If the Zoom teaching was one-to-one or one-to-two, she says, it worked well. “It’s very direct. You don’t have a group to deal with.”
Sherlock teaches keyboard techniques, which include reading scores with multiple musical lines, reading different clefs (yes, there are more than just the ones for treble and bass), elements of improvisation, sight reading, transposition (performing something in a different key to the one the music is written in), as well as aural training, which hones a skill that has been likened to musical intelligence.
She does, however, voice concerns about the wide variability in the sound quality that can be achieved, depending on people’s phones, laptops, and connection quality. “Some of them were genuinely appalling,” she says, “and it could be hard enough to tell what a chord actually was.”
Whole classes, she says, are the most challenging, “because there’s no immediacy. People can’t sing together. Nothing can happen. There’s no simultaneous sounding of instruments or voices. For me, with an approach that’s about learning through making music, particularly in the aural area, it’s very limited.” And, like everyone else, she finds it all “hugely time-consuming”.
On the other hand, she understands that “we have to do it. We have to find ways. We have to upskill. Because the odds are in September it will be blended, it will be a mixture of one-to-one, a lecture with a smaller class, depending on the size of the room, and some people watching via live camera.” So she’s expecting to have to train herself over the summer in how to handle all the new issues that have arisen.

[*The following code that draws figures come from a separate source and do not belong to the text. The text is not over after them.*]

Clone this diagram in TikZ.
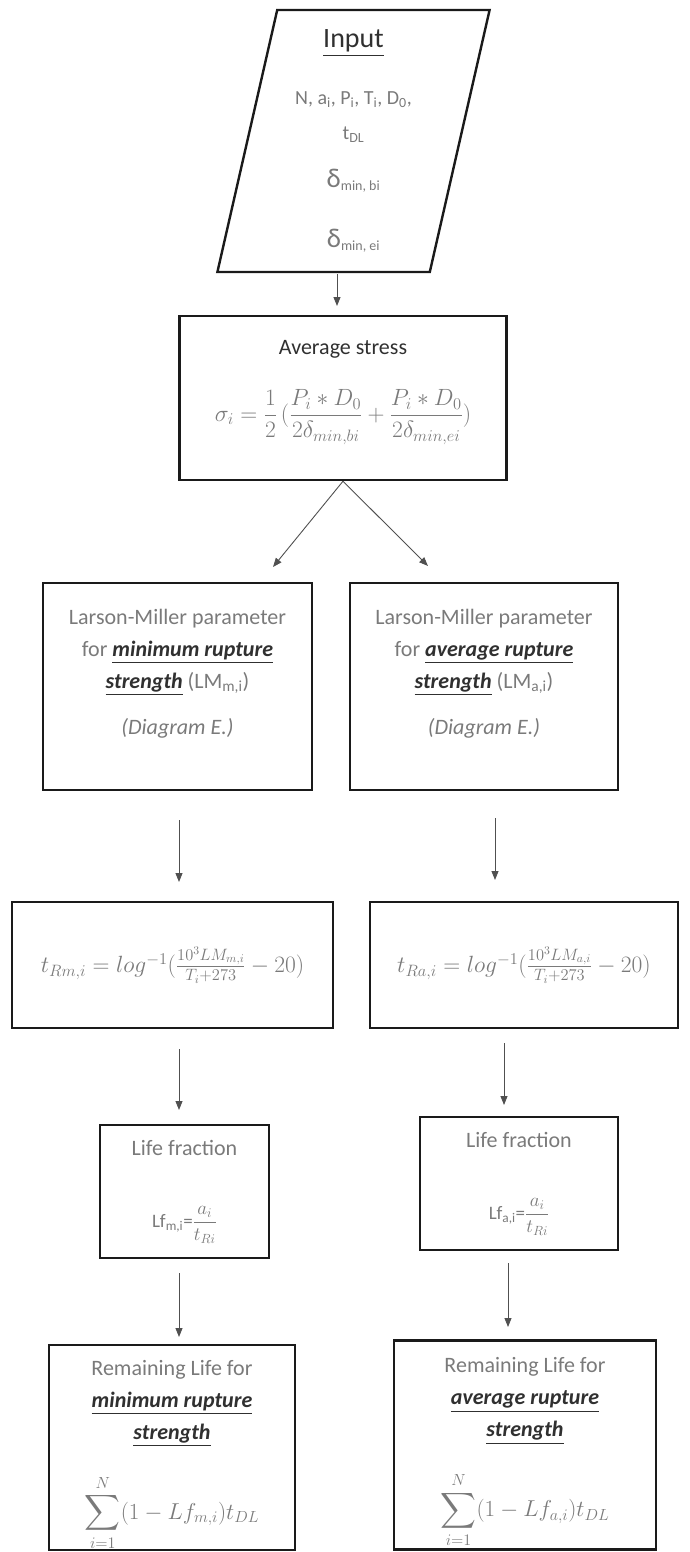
\RequirePackage{fix-cm}
\documentclass[tikz,border=0pt]{standalone}
\usepackage{amsmath}
\usepackage[no-math]{fontspec}
\setmainfont{Carlito}
\usepackage{tikz}
\usetikzlibrary{shapes.geometric, arrows.meta}
\definecolor{box_line}{HTML}{1a1a1a}
\definecolor{text_gray}{HTML}{7a7a7a}
\definecolor{text_dark}{HTML}{303030}
\definecolor{arrow_gray}{HTML}{505050}

\newcommand{\ulbi}[1]{{\color{text_dark}\underline{\textbf{\textit{#1}}}}}

\begin{document}
\begin{tikzpicture}[x=1pt, y=-1pt,
    flowbox/.style={draw=box_line, line width=2.4pt, rectangle, align=center,
      inner sep=0pt, text=text_gray, font=\fontsize{22}{32}\selectfont},
    flowarrow/.style={-{Triangle[length=9pt, width=7pt]}, arrow_gray, line width=0.9pt}]

      \useasboundingbox (0,0) rectangle (690,1552);

      % Input parallelogram
      \node[trapezium, trapezium left angle=78.4, trapezium right angle=101.6,
        trapezium stretches=true, minimum width=273pt, minimum height=262pt,
        draw=box_line, line width=2.4pt, align=center, inner sep=0pt,
        text=text_gray, font=\fontsize{20}{35}\selectfont] (inp) at (353.5,141)
        {{\fontsize{28}{34}\selectfont\color{text_dark}\underline{Input}}\\[22pt]
         N, a\textsubscript{i}, P\textsubscript{i}, T\textsubscript{i}, D\textsubscript{0},\\
         t\textsubscript{DL}\\[13pt]
         {\fontsize{27}{30}\selectfont δ}\textsubscript{min, bi}\\[25pt]
         {\fontsize{27}{30}\selectfont δ}\textsubscript{min, ei}};

      % Average stress
      \node[flowbox, minimum width=327pt, minimum height=164pt] (avg) at (343,398)
        {{\color{text_dark}Average stress}\\[30pt]
         {\fontsize{23.5}{32}\selectfont
         $\displaystyle \sigma_i = \frac{1}{2}\,(\frac{P_i * D_0}{2\delta_{min,bi}}
           + \frac{P_i * D_0}{2\delta_{min,ei}})$}\\[2pt]};

      % Larson-Miller parameters
      \node[flowbox, minimum width=269pt, minimum height=207pt] (lmm) at (177.5,686.5)
        {Larson-Miller parameter\\
         for \ulbi{minimum rupture}\\
         \ulbi{strength} (LM\textsubscript{m,i})\\[14pt]
         \textit{(Diagram E.)}\\[-2pt]};
      \node[flowbox, minimum width=268pt, minimum height=207pt] (lma) at (484,686.5)
        {Larson-Miller parameter\\
         for \ulbi{average rupture}\\
         \ulbi{strength} (LM\textsubscript{a,i})\\[14pt]
         \textit{(Diagram E.)}\\[-2pt]};

      % Rupture times
      \node[flowbox, minimum width=321pt, minimum height=126pt, font=\fontsize{23.5}{30}\selectfont]
        (trm) at (172.5,965)
        {$t_{Rm,i} = log^{-1}(\frac{10^3 LM_{m,i}}{T_i+273} - 20)$};
      \node[flowbox, minimum width=308pt, minimum height=126pt, font=\fontsize{23.5}{30}\selectfont]
        (tra) at (524,965)
        {$t_{Ra,i} = log^{-1}(\frac{10^3 LM_{a,i}}{T_i+273} - 20)$};

      % Life fractions
      \node[flowbox, minimum width=169pt, minimum height=133pt] (lfm) at (184.5,1191.5)
        {Life fraction\\[40pt]
         {\fontsize{19}{22}\selectfont Lf\textsubscript{m,i}=$\dfrac{a_i}{t_{Ri}}$}};
      \node[flowbox, minimum width=198pt, minimum height=133pt] (lfa) at (519,1183.5)
        {Life fraction\\[40pt]
         {\fontsize{19}{22}\selectfont Lf\textsubscript{a,i}=$\dfrac{a_i}{t_{Ri}}$}};

      % Remaining life
      \node[flowbox, minimum width=246pt, minimum height=205pt] (rlm) at (172,1447.5)
        {Remaining Life for\\
         \ulbi{minimum rupture}\\
         \ulbi{strength}\\[27pt]
         {\fontsize{23}{30}\selectfont$\displaystyle\sum_{i=1}^{N}(1-Lf_{m,i})t_{DL}$}\\[-16pt]};
      \node[flowbox, minimum width=262pt, minimum height=209pt] (rla) at (525,1445)
        {Remaining Life for\\
         \ulbi{average rupture}\\
         \ulbi{strength}\\[27pt]
         {\fontsize{23}{30}\selectfont$\displaystyle\sum_{i=1}^{N}(1-Lf_{a,i})t_{DL}$}\\[-16pt]};

      % Arrow end points
      \coordinate (avgin) at (337,306);
      \coordinate (lmmin) at (273,567);
      \coordinate (lmain) at (428,566);
      \coordinate (trmin) at (179,882);
      \coordinate (train) at (495,880);
      \coordinate (lfmin) at (179,1110);
      \coordinate (lfain) at (504,1105);
      \coordinate (rlmin) at (179,1337);
      \coordinate (rlain) at (508,1327);

      % Draw the arrows
      \draw[flowarrow, shorten <=1pt] (inp.south -| avgin) -- (avgin);
      \draw[flowarrow] (avg.south) -- (lmmin);
      \draw[flowarrow] (avg.south) -- (lmain);
      \draw[flowarrow, shorten <=29pt] (lmm.south -| trmin) -- (trmin);
      \draw[flowarrow, shorten <=27pt] (lma.south -| train) -- (train);
      \draw[flowarrow, shorten <=20pt] (trm.south -| lfmin) -- (lfmin);
      \draw[flowarrow, shorten <=14pt] (tra.south -| lfain) -- (lfain);
      \draw[flowarrow, shorten <=14pt] (lfm.south -| rlmin) -- (rlmin);
      \draw[flowarrow, shorten <=12pt] (lfa.south -| rlain) -- (rlain);

\end{tikzpicture}
\end{document}
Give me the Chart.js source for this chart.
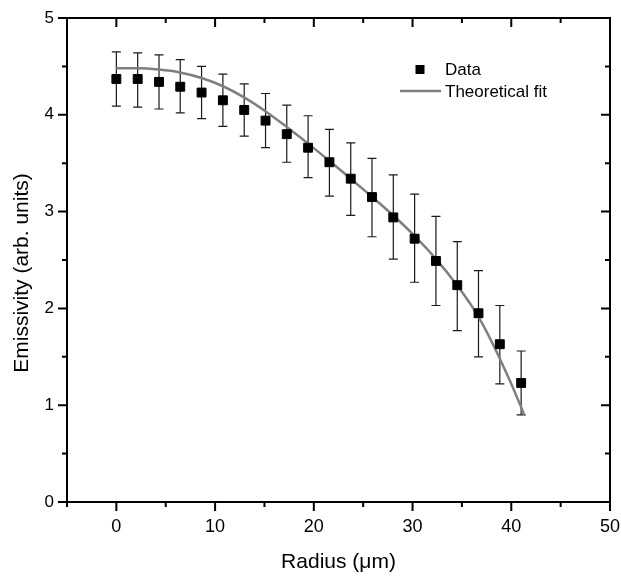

The problems of simultaneity over the internet present horrendous problems for choirs. “I’m rehearsing with New Dublin Voices over Zoom,” she says, adding a word that The Irish Times does not like to print. Private practice, she makes clear, is no substitute for the communal experience of choral rehearsals.
The future for public performances is still unsure. The next concert date Dowdall has in his diary is for November. But as to the next concert by New Dublin Voices, Sherlock says, “I simply have no idea.”